* Source data
-- begin --

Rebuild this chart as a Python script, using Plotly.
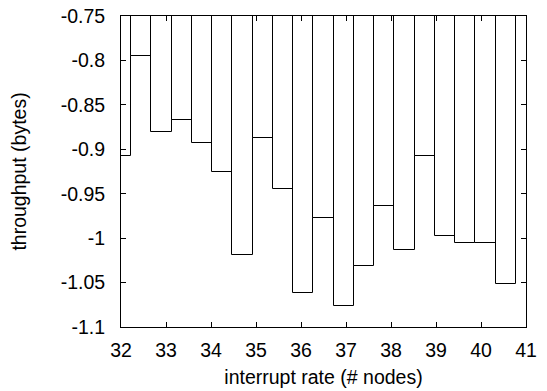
import plotly.graph_objects as go

x_vals = [32.0, 32.45, 32.9, 33.35, 33.8, 34.25, 34.7, 35.15, 35.6, 36.05,
          36.5, 36.95, 37.4, 37.85, 38.3, 38.75, 39.2, 39.65, 40.1, 40.55]
throughput = [-0.907, -0.795, -0.881, -0.867, -0.893, -0.925, -1.019, -0.887, -0.945, -1.062,
              -0.977, -1.076, -1.031, -0.964, -1.013, -0.908, -0.998, -1.005, -1.006, -1.052]
x_ticks = [32, 33, 34, 35, 36, 37, 38, 39, 40, 41]
y_ticks = [-1.1, -1.05, -1.0, -0.95, -0.9, -0.85, -0.8, -0.75]
y_tick_text = ["-1.1", "-1.05", "-1", "-0.95", "-0.9", "-0.85", "-0.8", "-0.75"]

font = dict(family="Liberation Sans, Arial, sans-serif", size=19.5, color="black")

fig = go.Figure(go.Bar(
    x=x_vals, y=throughput, width=0.45,
    marker=dict(color="white", line=dict(color="black", width=1)),
    showlegend=False, hoverinfo="skip",
))

fig.update_layout(
    width=547, height=391,
    margin=dict(l=121, r=21, t=16, b=64, autoexpand=False),
    paper_bgcolor="white", plot_bgcolor="white",
    font=font,
    bargap=0,
)
fig.update_xaxes(
    range=[32, 41], tickvals=x_ticks, ticks="inside", ticklen=5, tickcolor="black",
    showline=True, linecolor="black", linewidth=1, mirror="ticks",
    showgrid=False, zeroline=False, automargin=False,
    ticklabelstandoff=6, ticklabeloverflow="allow",
    title=dict(text="interrupt rate (# nodes)", standoff=9, font=font),
    tickfont=font,
)
fig.update_yaxes(
    range=[-1.1, -0.75], tickvals=y_ticks, ticktext=y_tick_text,
    ticks="inside", ticklen=5, tickcolor="black",
    showline=True, linecolor="black", linewidth=1, mirror="ticks",
    showgrid=False, zeroline=False, automargin=False,
    ticklabelstandoff=11, ticklabeloverflow="allow",
    title=dict(text="throughput (bytes)", standoff=28, font=font),
    tickfont=font,
)

# remove the default 8px page margin so the figure fills the window exactly
fig.write_html("out.html", config={"displayModeBar": False},
               post_script="document.body.style.margin='0';")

-- end --

* Given task
Every line from the top of the material above through the line with "import plotly.graph_objects as go" should be duplicated exactly, please; leave out the pictures.

* Solution
Rebuild this chart as a Python script, using Plotly.
import plotly.graph_objects as go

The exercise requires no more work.